A major component of why DuraCloud is considered valuable by customers is because of its ability to perform a third-party audit on content in cloud storage. This work is performed by the Bit Integrity Producer and the Bit Integrity workers. The Bit Integrity Producer, in similar fashion to the Duplication Producer, adds a Bit Integrity Task to the Bit Integrity Queue for every file in the DuraCloud system.
The exception to this rule is that content in Glacier storage providers are not included in bit integrity checks due to additional time and cost required to request and retrieve each file.
For each file added to the Bit Integrity Queue, a worker process retrieves the file from storage, computes the MD5 checksum of the file, then compares that checksum to the Space Manifest and the checksum provided by the storage provider. If any of these checks fail, the file is retried. If it fails again, it is added to a failure list.
After all of the content in a space has been checked, a message is added to the Bit Integrity Report Queue. This message is processed by a Bit Integrity Report Worker to determine if there were any failures (for which a notification is sent to DuraCloud system administrators) and to create a final report for the space.
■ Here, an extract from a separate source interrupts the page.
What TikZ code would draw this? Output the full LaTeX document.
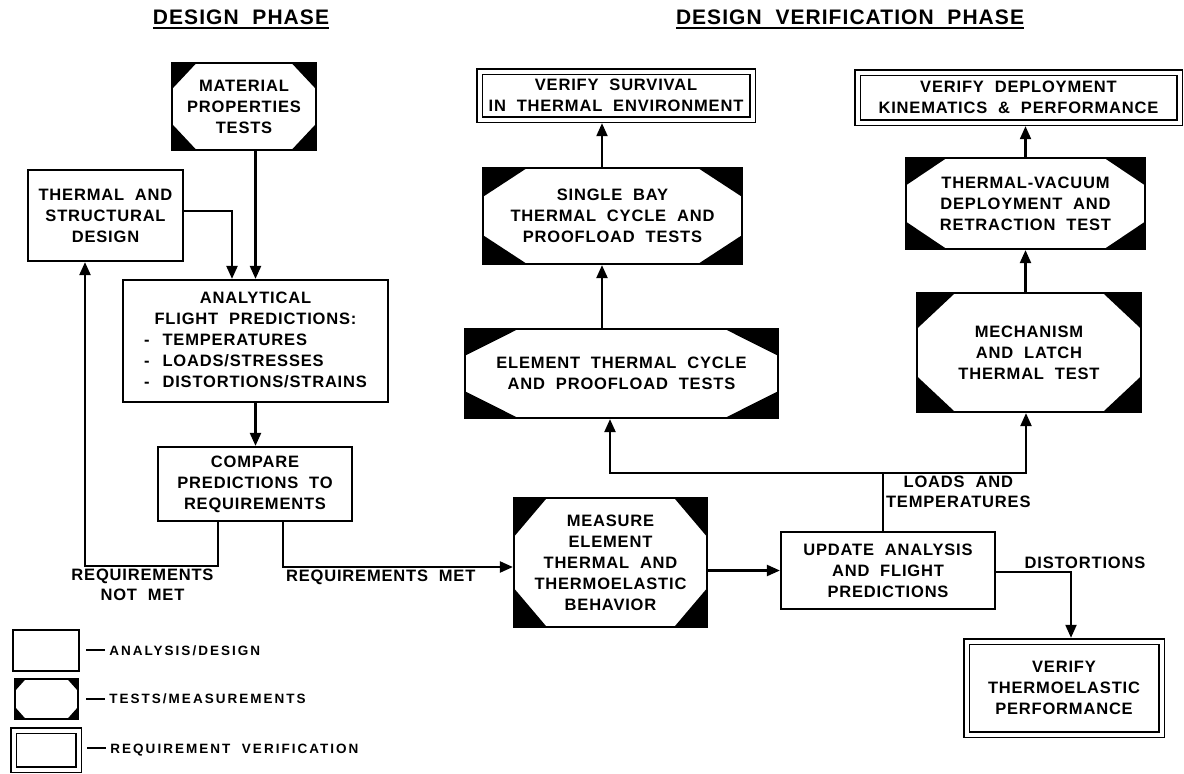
\documentclass[tikz,border=0pt]{standalone}
\usepackage{fontspec}
\setmainfont{Liberation Sans}[LetterSpace=5,WordSpace=2]
\usetikzlibrary{arrows.meta,calc,positioning}
\newcommand\ulbold[1]{\setbox0\hbox{#1}\rlap{\rule[-4.5pt]{\wd0}{1.8pt}}\box0}
\newcommand\legdash{\rule[4pt]{19pt}{2pt}\hspace{4pt}}
\tikzset{every picture/.style={/utils/exec={\bfseries}}}
\tikzset{boxsize/.style 2 args={minimum width=#1pt,minimum height=#2pt}}
\tikzset{anabox/.style={draw,line width=2.2pt,fill=white,align=center,inner sep=2pt,font=\fontsize{16.5}{21}\selectfont\bfseries}}
\tikzset{testbox/.style={anabox,path picture={
    \coordinate (q1) at (path picture bounding box.north west);
    \coordinate (q2) at (path picture bounding box.north east);
    \coordinate (q3) at (path picture bounding box.south east);
    \coordinate (q4) at (path picture bounding box.south west);
    \fill[black] (q1) -- ($(q1)!.17!(q2)$) -- ($(q1)!.3!(q4)$) -- cycle;
    \fill[black] (q2) -- ($(q2)!.17!(q1)$) -- ($(q2)!.3!(q3)$) -- cycle;
    \fill[black] (q3) -- ($(q3)!.17!(q4)$) -- ($(q3)!.3!(q2)$) -- cycle;
    \fill[black] (q4) -- ($(q4)!.17!(q3)$) -- ($(q4)!.3!(q1)$) -- cycle;}}}
\tikzset{verbox/.style={draw,line width=1.7pt,double=white,double distance=4pt,outer sep=3.7pt,align=center,inner sep=2pt,font=\fontsize{16.5}{21}\selectfont\bfseries}}
\tikzset{lbl/.style={align=center,inner sep=2pt,font=\fontsize{16.5}{20}\selectfont\bfseries}}
\tikzset{legtxt/.style={inner sep=0pt,font=\fontsize{13.5}{16}\selectfont\bfseries\addfontfeature{LetterSpace=15}}}
\tikzset{title/.style={inner sep=0pt,font=\fontsize{21}{24}\selectfont\bfseries}}
\tikzset{arr/.style={line width=2.2pt,-{Triangle[length=13pt,width=11pt]}}}

\begin{document}
\begin{tikzpicture}[x=1pt,y=-1pt]
    \useasboundingbox (0,0) rectangle (1184,774);
    \node [title] (dp) at (241,19) {\ulbold{DESIGN PHASE}};
    \node [title] (dvp) at (850,19) {\ulbold{DESIGN VERIFICATION PHASE}};

    % design phase
    \node [testbox,boxsize={144}{87}] (mat) at (244,106.5) {MATERIAL\\PROPERTIES\\TESTS};
    \node [anabox,boxsize={155}{91}] (tsd) at (105.5,215.5) {THERMAL AND\\STRUCTURAL\\DESIGN};
    \node [anabox,boxsize={265}{122}] (ana) at (255.5,341) {\begin{tabular}{@{}l@{\hspace{13pt}}l@{}}
        \multicolumn{2}{c}{ANALYTICAL}\\ \multicolumn{2}{c}{FLIGHT PREDICTIONS:}\\
        -&TEMPERATURES\\ -&LOADS/STRESSES\\ -&DISTORTIONS/STRAINS\end{tabular}};
    \node [anabox,boxsize={194}{74}] (cmp) at (255,484) {COMPARE\\PREDICTIONS TO\\REQUIREMENTS};

    % verification phase
    \node [testbox,boxsize={193}{129}] (meas) at (610.5,562.5) {MEASURE\\ELEMENT\\THERMAL AND\\THERMOELASTIC\\BEHAVIOR};
    \node [anabox,boxsize={214}{77}] (upd) at (888,570.5) {UPDATE ANALYSIS\\AND FLIGHT\\PREDICTIONS};
    \node [testbox,boxsize={313}{89}] (elem) at (621.5,373.5) {ELEMENT THERMAL CYCLE\\AND PROOFLOAD TESTS};
    \node [testbox,boxsize={259}{96}] (bay) at (612.5,216) {SINGLE BAY\\THERMAL CYCLE AND\\PROOFLOAD TESTS};
    \node [verbox,boxsize={273}{48}] (surv) at (616,95.5) {VERIFY SURVIVAL\\IN THERMAL ENVIRONMENT};
    \node [verbox,boxsize={322}{50}] (dply) at (1018.5,97.5) {VERIFY DEPLOYMENT\\KINEMATICS \& PERFORMANCE};
    \node [testbox,boxsize={239}{91}] (tvac) at (1025.5,203.5) {THERMAL-VACUUM\\DEPLOYMENT AND\\RETRACTION TEST};
    \node [testbox,boxsize={224}{119}] (mech) at (1029,352.5) {MECHANISM\\AND LATCH\\THERMAL TEST};
    \node [verbox,boxsize={195}{93}] (tep) at (1064,688) {VERIFY\\THERMOELASTIC\\PERFORMANCE};

    \draw [arr] (mat.south -| ana.north) -- (ana.north);
    \draw [arr] ([yshift=4.5pt]tsd.east) -| ([xshift=-23.5pt]ana.north);
    \draw [arr] (ana.south) -- (ana.south |- cmp.north);
    \draw [arr] ([xshift=-37pt]cmp.south) -- ++(0,44) -| node [lbl,pos=.25,below,xshift=-9pt] {REQUIREMENTS\\NOT MET} ([xshift=-20.5pt]tsd.south);
    \draw [arr] ([xshift=28pt]cmp.south) |- node [lbl,pos=.5,below right] {REQUIREMENTS MET} ([yshift=-4.5pt]meas.west);
    \draw [arr] (upd.west -| meas.east) -- (upd.west);
    \coordinate (split) at ([shift={(-5pt,58pt)}]upd.north);
    \draw [line width=2.2pt] ([xshift=-5pt]upd.north) -- (split) node [lbl,below right] {LOADS AND\\TEMPERATURES};
    \draw [arr] (split) -| ([xshift=-11.5pt]elem.south);
    \draw [arr] (split) -| ([xshift=-3pt]mech.south);
    \draw [arr] ([yshift=-1.5pt]upd.east) -| node [lbl,pos=.5,above,xshift=14pt] {DISTORTIONS} ([xshift=7pt]tep.north);
    \draw [arr] ([xshift=-19.5pt]elem.north) -- ([xshift=-19.5pt]elem.north |- bay.south);
    \draw [arr] ([xshift=-10.5pt]bay.north) -- ([xshift=-10.5pt]bay.north |- surv.south);
    \draw [arr] (mech.north -| tvac.north) -- (tvac.south);
    \draw [arr] (tvac.north) -- (tvac.north |- dply.south);

    % legend
    \node [anabox,boxsize={66}{41}] (lega) at (46,650.5) {};
    \node [testbox,boxsize={63}{40}] (legt) at (46.5,699) {};
    \node [verbox,boxsize={65}{39}] (legv) at (46,750) {};
    \node [legtxt,right=6pt of lega] {\legdash ANALYSIS/DESIGN};
    \node [legtxt,right=7pt of legt] {\legdash TESTS/MEASUREMENTS};
    \node [legtxt,right=5pt of legv] {\legdash REQUIREMENT VERIFICATION};
\end{tikzpicture}
\end{document}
It is important for users and administrators alike to know how much content is contained in each DuraCloud space and account. Capturing this information is the purpose of the Storage Stats Producer. This process is similar to other producers; it adds a message to the Storage Stats Queue for each space in the DuraCloud system.
The Storage Stats Worker then queries for total files and total bytes stored in each space. How these queries are performed depend on the storage provider type. For Amazon S3, the data is retrieved as AWS CloudWatch metrics. These metrics are made available on a daily basis. For Amazon Glacier no such metrics are available, so the data is queried from the DuraCloud Mill database. For OpenStack-based storage providers the data is available through the OpenStack API (as it should be for S3 and Glacier, but alas, we work with what we are given.)